▶ Problem statement
Using the data below, return the stretch from the line that contains "What TikZ code" through the line that contains "(301,301) circle (299);", both included, exactly as it stands and nothing beyond it.

▶ Listing
## Begin
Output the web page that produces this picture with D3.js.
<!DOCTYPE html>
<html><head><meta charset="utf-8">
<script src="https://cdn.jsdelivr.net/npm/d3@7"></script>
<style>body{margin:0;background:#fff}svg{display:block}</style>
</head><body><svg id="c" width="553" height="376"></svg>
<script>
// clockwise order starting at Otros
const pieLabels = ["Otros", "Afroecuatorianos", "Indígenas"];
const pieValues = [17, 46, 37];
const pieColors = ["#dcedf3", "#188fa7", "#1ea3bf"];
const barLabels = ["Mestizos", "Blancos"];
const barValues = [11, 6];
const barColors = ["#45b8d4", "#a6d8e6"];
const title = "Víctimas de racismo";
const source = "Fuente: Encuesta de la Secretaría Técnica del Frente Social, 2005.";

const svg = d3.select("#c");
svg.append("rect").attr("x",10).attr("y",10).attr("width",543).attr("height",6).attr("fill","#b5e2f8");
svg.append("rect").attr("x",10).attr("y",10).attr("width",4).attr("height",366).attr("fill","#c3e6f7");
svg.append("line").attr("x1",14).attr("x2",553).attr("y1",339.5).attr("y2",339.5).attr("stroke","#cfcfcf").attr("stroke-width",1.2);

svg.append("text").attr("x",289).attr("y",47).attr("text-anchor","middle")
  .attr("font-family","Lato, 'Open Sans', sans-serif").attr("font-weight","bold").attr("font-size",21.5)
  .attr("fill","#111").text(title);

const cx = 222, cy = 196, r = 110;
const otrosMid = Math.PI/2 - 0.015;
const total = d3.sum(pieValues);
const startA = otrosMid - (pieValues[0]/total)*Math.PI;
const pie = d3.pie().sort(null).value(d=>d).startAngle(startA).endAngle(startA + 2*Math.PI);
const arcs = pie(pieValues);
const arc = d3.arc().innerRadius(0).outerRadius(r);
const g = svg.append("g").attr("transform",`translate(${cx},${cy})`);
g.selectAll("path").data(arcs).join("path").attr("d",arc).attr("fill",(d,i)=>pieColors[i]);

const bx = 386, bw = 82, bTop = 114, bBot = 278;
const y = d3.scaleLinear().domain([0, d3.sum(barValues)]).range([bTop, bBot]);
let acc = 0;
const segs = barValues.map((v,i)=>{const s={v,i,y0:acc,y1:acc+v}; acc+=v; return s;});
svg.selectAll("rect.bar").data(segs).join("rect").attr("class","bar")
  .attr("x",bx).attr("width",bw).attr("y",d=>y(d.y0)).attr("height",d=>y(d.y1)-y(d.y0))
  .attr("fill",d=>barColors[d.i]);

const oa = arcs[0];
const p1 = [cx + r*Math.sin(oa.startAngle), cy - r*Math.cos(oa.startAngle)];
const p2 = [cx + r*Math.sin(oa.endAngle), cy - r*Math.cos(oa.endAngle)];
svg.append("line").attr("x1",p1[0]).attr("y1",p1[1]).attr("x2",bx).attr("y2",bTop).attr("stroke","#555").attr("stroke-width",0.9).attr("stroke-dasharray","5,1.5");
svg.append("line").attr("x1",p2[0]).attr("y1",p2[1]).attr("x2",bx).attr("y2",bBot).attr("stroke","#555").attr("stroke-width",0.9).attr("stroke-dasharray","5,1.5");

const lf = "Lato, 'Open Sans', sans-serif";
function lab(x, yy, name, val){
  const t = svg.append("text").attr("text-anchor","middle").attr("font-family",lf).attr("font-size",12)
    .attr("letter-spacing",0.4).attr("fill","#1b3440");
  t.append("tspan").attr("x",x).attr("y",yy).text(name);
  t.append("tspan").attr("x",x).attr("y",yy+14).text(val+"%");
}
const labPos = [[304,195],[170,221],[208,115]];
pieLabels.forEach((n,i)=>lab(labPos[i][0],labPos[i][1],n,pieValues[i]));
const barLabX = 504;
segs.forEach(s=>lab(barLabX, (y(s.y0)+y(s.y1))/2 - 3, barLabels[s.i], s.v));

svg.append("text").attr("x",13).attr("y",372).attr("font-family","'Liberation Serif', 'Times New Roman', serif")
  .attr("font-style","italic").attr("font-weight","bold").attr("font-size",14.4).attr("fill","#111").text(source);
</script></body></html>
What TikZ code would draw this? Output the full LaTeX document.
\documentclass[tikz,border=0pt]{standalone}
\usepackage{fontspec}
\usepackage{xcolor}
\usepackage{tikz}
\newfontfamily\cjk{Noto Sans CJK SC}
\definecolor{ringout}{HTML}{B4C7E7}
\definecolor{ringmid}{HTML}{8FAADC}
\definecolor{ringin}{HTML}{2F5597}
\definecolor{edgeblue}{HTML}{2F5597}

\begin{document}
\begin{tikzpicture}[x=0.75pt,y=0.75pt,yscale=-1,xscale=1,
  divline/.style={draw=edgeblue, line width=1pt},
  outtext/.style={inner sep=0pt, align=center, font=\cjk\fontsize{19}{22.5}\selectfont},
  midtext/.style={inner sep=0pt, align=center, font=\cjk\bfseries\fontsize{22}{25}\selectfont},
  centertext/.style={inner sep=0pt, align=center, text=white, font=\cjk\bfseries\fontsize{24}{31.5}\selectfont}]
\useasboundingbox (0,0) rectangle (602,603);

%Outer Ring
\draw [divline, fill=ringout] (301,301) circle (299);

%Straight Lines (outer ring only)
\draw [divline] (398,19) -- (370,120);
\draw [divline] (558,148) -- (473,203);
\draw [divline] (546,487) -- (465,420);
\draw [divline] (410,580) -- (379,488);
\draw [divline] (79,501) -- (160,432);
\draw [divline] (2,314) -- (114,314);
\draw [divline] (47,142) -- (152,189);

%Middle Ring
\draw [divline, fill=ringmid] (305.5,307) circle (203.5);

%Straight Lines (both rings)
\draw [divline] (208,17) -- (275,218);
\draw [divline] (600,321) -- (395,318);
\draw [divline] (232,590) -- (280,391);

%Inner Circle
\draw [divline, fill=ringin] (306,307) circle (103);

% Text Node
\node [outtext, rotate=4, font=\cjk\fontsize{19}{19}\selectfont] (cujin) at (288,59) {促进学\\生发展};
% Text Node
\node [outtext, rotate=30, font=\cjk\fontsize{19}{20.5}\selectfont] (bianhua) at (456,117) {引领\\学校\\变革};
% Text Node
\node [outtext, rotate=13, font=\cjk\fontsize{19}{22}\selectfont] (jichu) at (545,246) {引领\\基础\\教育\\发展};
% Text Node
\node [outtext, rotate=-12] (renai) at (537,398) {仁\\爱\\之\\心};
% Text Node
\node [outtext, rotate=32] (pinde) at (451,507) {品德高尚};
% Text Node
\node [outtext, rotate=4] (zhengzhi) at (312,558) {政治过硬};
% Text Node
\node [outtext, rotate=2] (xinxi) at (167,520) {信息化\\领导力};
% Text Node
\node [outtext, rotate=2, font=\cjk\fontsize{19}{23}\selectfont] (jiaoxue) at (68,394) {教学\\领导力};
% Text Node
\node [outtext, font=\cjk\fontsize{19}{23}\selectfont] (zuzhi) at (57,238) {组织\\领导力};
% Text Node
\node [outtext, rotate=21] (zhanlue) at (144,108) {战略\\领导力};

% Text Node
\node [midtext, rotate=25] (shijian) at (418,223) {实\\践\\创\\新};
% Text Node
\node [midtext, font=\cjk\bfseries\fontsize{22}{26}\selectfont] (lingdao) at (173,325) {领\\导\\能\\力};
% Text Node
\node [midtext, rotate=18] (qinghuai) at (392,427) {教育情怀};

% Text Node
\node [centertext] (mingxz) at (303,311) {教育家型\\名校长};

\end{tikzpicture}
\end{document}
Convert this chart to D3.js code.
## End
▶ Exercise response
What TikZ code would draw this? Output the full LaTeX document.
\documentclass[tikz,border=0pt]{standalone}
\usepackage{fontspec}
\usepackage{xcolor}
\usepackage{tikz}
\newfontfamily\cjk{Noto Sans CJK SC}
\definecolor{ringout}{HTML}{B4C7E7}
\definecolor{ringmid}{HTML}{8FAADC}
\definecolor{ringin}{HTML}{2F5597}
\definecolor{edgeblue}{HTML}{2F5597}

\begin{document}
\begin{tikzpicture}[x=0.75pt,y=0.75pt,yscale=-1,xscale=1,
  divline/.style={draw=edgeblue, line width=1pt},
  outtext/.style={inner sep=0pt, align=center, font=\cjk\fontsize{19}{22.5}\selectfont},
  midtext/.style={inner sep=0pt, align=center, font=\cjk\bfseries\fontsize{22}{25}\selectfont},
  centertext/.style={inner sep=0pt, align=center, text=white, font=\cjk\bfseries\fontsize{24}{31.5}\selectfont}]
\useasboundingbox (0,0) rectangle (602,603);

%Outer Ring
\draw [divline, fill=ringout] (301,301) circle (299);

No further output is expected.